Start

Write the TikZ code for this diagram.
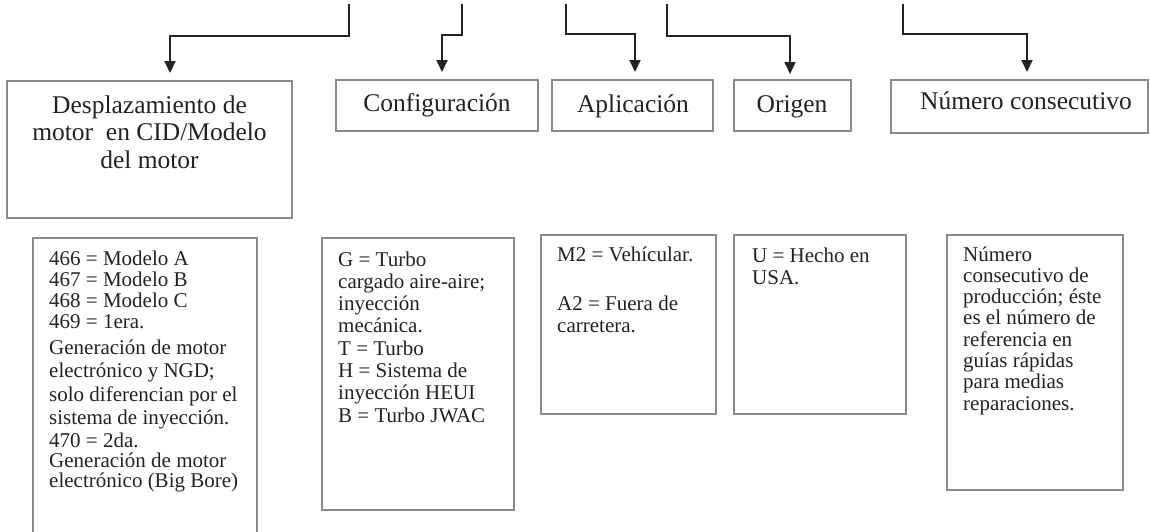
\documentclass[tikz,border=0pt]{standalone}
\usepackage{fontspec}
\setmainfont{Liberation Serif}
\usetikzlibrary{arrows.meta,calc}
\definecolor{boxgray}{HTML}{8A8A8A}
\definecolor{ink}{HTML}{222222}
\tikzset{
 boxst/.style={draw=boxgray, line width=2.6pt, inner sep=0pt, outer sep=0pt, anchor=north west},
 conn/.style={draw=ink, line width=1.8pt, -{Triangle[length=12pt,width=11pt]}},
 ttl/.style={font=\fontsize{25.5}{27}\selectfont, text=ink, inner sep=0pt, anchor=base},
 low/.style={font=\fontsize{21}{22}\selectfont, text=ink, inner sep=0pt, anchor=base west},
}
\begin{document}
\begin{tikzpicture}[x=1pt,y=-1pt]
\useasboundingbox (0,0) rectangle (1150,531);
\clip (0,0) rectangle (1150,531);
% top boxes
\node[boxst, minimum width=285pt, minimum height=137pt] (b1) at (7,81) {};
\node[boxst, minimum width=202pt, minimum height=51pt] (b2) at (336,80) {};
\node[boxst, minimum width=161pt, minimum height=51pt] (b3) at (552,80) {};
\node[boxst, minimum width=117pt, minimum height=51pt] (b4) at (734,80) {};
\node[boxst, minimum width=257pt, minimum height=53pt] (b5) at (891,80) {};
% lower boxes
\node[boxst, minimum width=224pt, minimum height=320pt] (d1) at (33,238) {};
\node[boxst, minimum width=192pt, minimum height=272pt] (d2) at (322,238) {};
\node[boxst, minimum width=175pt, minimum height=179pt] (d3) at (541,235) {};
\node[boxst, minimum width=172pt, minimum height=179pt] (d4) at (734,235) {};
\node[boxst, minimum width=176pt, minimum height=255pt] (d5) at (947,235) {};
% connectors
\coordinate (s1) at (349,4);
\coordinate (s2) at (462,4);
\coordinate (s3) at (566,4);
\coordinate (s4) at (667,4);
\coordinate (s5) at (903,4);
\coordinate (t1) at ([xshift=20.5pt,yshift=8pt]b1.north);
\coordinate (t2) at ([xshift=5pt,yshift=8pt]b2.north);
\coordinate (t3) at ([xshift=2.5pt,yshift=8pt]b3.north);
\coordinate (t4) at ([xshift=-2.5pt,yshift=6pt]b4.north);
\coordinate (t5) at ([xshift=7.5pt,yshift=8pt]b5.north);
\draw[conn] (s1) -- ++(0,32) -| (t1);
\draw[conn] (s2) -- ++(0,31) -| (t2);
\draw[conn] (s3) -- ++(0,30) -| (t3);
\draw[conn] (s4) -- ++(0,32) -| (t4);
\draw[conn] (s5) -- ++(0,30) -| (t5);
% titles
\node[ttl] (h1a) at (149.5,113) {Desplazamiento de};
\node[ttl] (h1b) at (149.5,140.5) {motor\ \ en CID/Modelo};
\node[ttl] (h1c) at (149.5,168) {del motor};
\node[ttl] (h2) at (437,111) {Configuración};
\node[ttl] (h3) at (633,112) {Aplicación};
\node[ttl] (h4) at (792,112) {Origen};
\node[ttl] (h5) at (1026,109) {Número consecutivo};
% lower texts box 1
\node[low] (p1a) at (49,265) {466 = Modelo A};
\node[low] (p1b) at (49,286) {467 = Modelo B};
\node[low] (p1c) at (49,307) {468 = Modelo C};
\node[low] (p1d) at (49,328) {469 = 1era.};
\node[low] (p1e) at (49,354) {Generación de motor};
\node[low] (p1f) at (49,377.5) {electrónico y NGD;};
\node[low] (p1g) at (49,401) {solo diferencian por el};
\node[low] (p1h) at (49,424.5) {sistema de inyección.};
\node[low] (p1i) at (49,447) {470 = 2da.};
\node[low] (p1j) at (49,467) {Generación de motor};
\node[low] (p1k) at (49,487) {electrónico (Big Bore)};
% box 2
\node[low] (p2a) at (338,266) {G = Turbo};
\node[low] (p2b) at (338,288.3) {cargado aire-aire;};
\node[low] (p2c) at (338,310.6) {inyección};
\node[low] (p2d) at (338,332.9) {mecánica.};
\node[low] (p2e) at (338,355.2) {T = Turbo};
\node[low] (p2f) at (338,377.5) {H = Sistema de};
\node[low] (p2g) at (338,399.8) {inyección HEUI};
\node[low] (p2h) at (338,422.1) {B = Turbo JWAC};
% box 3
\node[low] (p3a) at (557,261) {M2 = Vehícular.};
\node[low] (p3b) at (557,310) {A2 = Fuera de};
\node[low] (p3c) at (557,332) {carretera.};
% box 4
\node[low] (p4a) at (752,262) {U = Hecho en};
\node[low] (p4b) at (752,284) {USA.};
% box 5
\node[low] (p5a) at (963,261) {Número};
\node[low] (p5b) at (963,282.3) {consecutivo de};
\node[low] (p5c) at (963,303.6) {producción; éste};
\node[low] (p5d) at (963,324.9) {es el número de};
\node[low] (p5e) at (963,346.2) {referencia en};
\node[low] (p5f) at (963,367.5) {guías rápidas};
\node[low] (p5g) at (963,388.8) {para medias};
\node[low] (p5h) at (963,410.1) {reparaciones.};
\end{tikzpicture}
\end{document}
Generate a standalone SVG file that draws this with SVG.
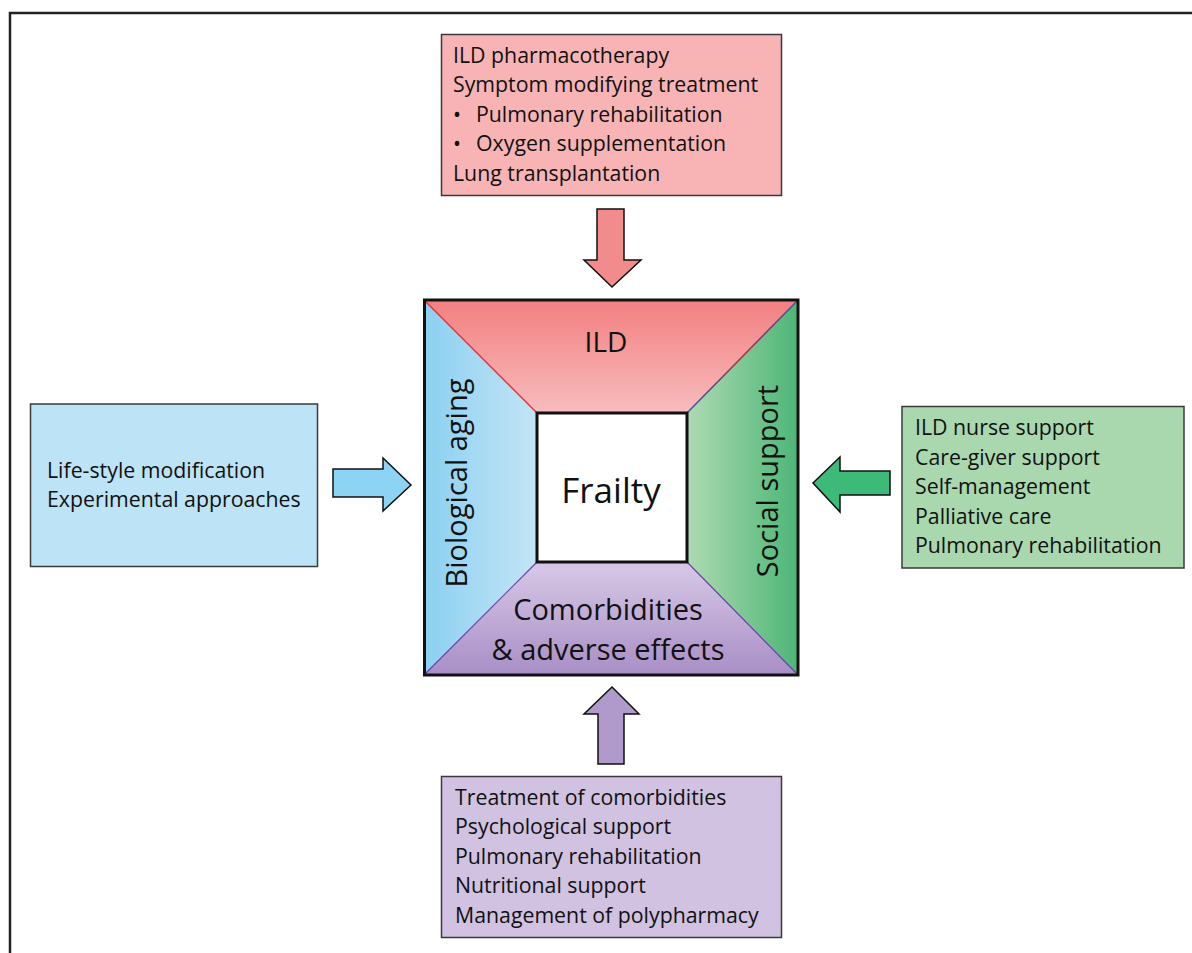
<svg xmlns="http://www.w3.org/2000/svg" width="1192" height="953" viewBox="0 0 1192 953">
<defs>
<linearGradient id="gTop" x1="0" y1="0" x2="0" y2="1"><stop offset="0" stop-color="#F27F80"/><stop offset="1" stop-color="#F8BCBD"/></linearGradient>
<linearGradient id="gLeft" x1="0" y1="0" x2="1" y2="0"><stop offset="0" stop-color="#8BD0F1"/><stop offset="1" stop-color="#C3E5F6"/></linearGradient>
<linearGradient id="gRight" x1="0" y1="0" x2="1" y2="0"><stop offset="0" stop-color="#AEDAB3"/><stop offset="1" stop-color="#4DB676"/></linearGradient>
<linearGradient id="gBot" x1="0" y1="0" x2="0" y2="1"><stop offset="0" stop-color="#D8C8E6"/><stop offset="1" stop-color="#A88EC6"/></linearGradient>
<style>
.box{stroke:#3a3a3a;stroke-width:1.5}
.t{font-family:"Open Sans","Liberation Sans",sans-serif;font-size:21.3px;fill:#111}
.big{font-family:"Open Sans","Liberation Sans",sans-serif;font-size:29px;fill:#111;text-anchor:middle}
.arr{stroke:#111;stroke-width:1.5;stroke-linejoin:miter}
</style>
</defs>
<rect width="1192" height="953" fill="#fff"/>
<path d="M10,953 V13 H1192" fill="none" stroke="#222" stroke-width="2.5"/>

<g id="center">
<polygon points="424,300 798,300 687,413 537,413" fill="url(#gTop)"/>
<polygon points="424,300 537,413 537,562 424,675" fill="url(#gLeft)"/>
<polygon points="798,300 798,675 687,562 687,413" fill="url(#gRight)"/>
<polygon points="537,562 687,562 798,675 424,675" fill="url(#gBot)"/>
<line x1="424" y1="300" x2="537" y2="413" stroke="#E8303A" stroke-width="1.5"/>
<line x1="798" y1="300" x2="687" y2="413" stroke="#3050A0" stroke-width="1.5"/>
<line x1="798" y1="300" x2="688" y2="412" stroke="#E8303A" stroke-width="0.8"/>
<line x1="424" y1="675" x2="537" y2="562" stroke="#6A40A8" stroke-width="1.2"/>
<line x1="798" y1="675" x2="687" y2="562" stroke="#6A40A8" stroke-width="1.2"/>
<rect x="424.5" y="300" width="373.5" height="375" fill="none" stroke="#111" stroke-width="3"/>
<rect x="537" y="413" width="150" height="149" fill="#fff" stroke="#111" stroke-width="3"/>
<text class="big" x="606" y="352" style="font-size:28px">ILD</text>
<text class="big" x="611" y="503" style="font-size:35px">Frailty</text>
<text class="big" x="608" y="620">Comorbidities</text>
<text class="big" x="608" y="660">&amp; adverse effects</text>
<text class="big" transform="translate(467,483) rotate(-90)">Biological aging</text>
<text class="big" transform="translate(778,481) rotate(-90)">Social support</text>
</g>

<g id="top-box">
<rect class="box" x="441.5" y="34.5" width="340" height="161" fill="#F8B4B5"/>
<text class="t" x="453" y="63">ILD pharmacotherapy</text>
<text class="t" x="453" y="92">Symptom modifying treatment</text>
<text class="t" x="453" y="122">•</text><text class="t" x="476" y="122">Pulmonary rehabilitation</text>
<text class="t" x="453" y="151">•</text><text class="t" x="476" y="151">Oxygen supplementation</text>
<text class="t" x="453" y="181">Lung transplantation</text>
</g>

<g id="left-box">
<rect class="box" x="30.5" y="404" width="287" height="162.5" fill="#BDE3F6"/>
<text class="t" x="47" y="478">Life-style modification</text>
<text class="t" x="47" y="507">Experimental approaches</text>
</g>

<g id="right-box">
<rect class="box" x="902" y="406.5" width="282" height="161.5" fill="#A9D8AE"/>
<text class="t" x="915" y="435">ILD nurse support</text>
<text class="t" x="915" y="465">Care-giver support</text>
<text class="t" x="915" y="494">Self-management</text>
<text class="t" x="915" y="524">Palliative care</text>
<text class="t" x="915" y="553">Pulmonary rehabilitation</text>
</g>

<g id="bottom-box">
<rect class="box" x="441.5" y="776.5" width="340" height="161" fill="#D0C2E0"/>
<text class="t" x="455" y="805">Treatment of comorbidities</text>
<text class="t" x="455" y="834">Psychological support</text>
<text class="t" x="455" y="864">Pulmonary rehabilitation</text>
<text class="t" x="455" y="893">Nutritional support</text>
<text class="t" x="455" y="923">Management of polypharmacy</text>
</g>

<g id="connectors">
<polygon class="arr" fill="#F28B8C" points="597,209 624,209 624,260 641,260 612,287 584,260 597,260"/>
<polygon class="arr" fill="#8DD3F3" points="333,469 383,469 383,458 411,485 383,511 383,497 333,497"/>
<polygon class="arr" fill="#3DB978" points="890,471 840,471 840,457 813,483 840,512 840,495 890,495"/>
<polygon class="arr" fill="#B09ACB" points="598,764 624,764 624,714 639,714 612,687 584,714 598,714"/>
</g>
</svg>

End

## Task statement:
Show all lines from the records above where the word "this" occurs.

## Result:
Write the TikZ code for this diagram.
Generate a standalone SVG file that draws this with SVG.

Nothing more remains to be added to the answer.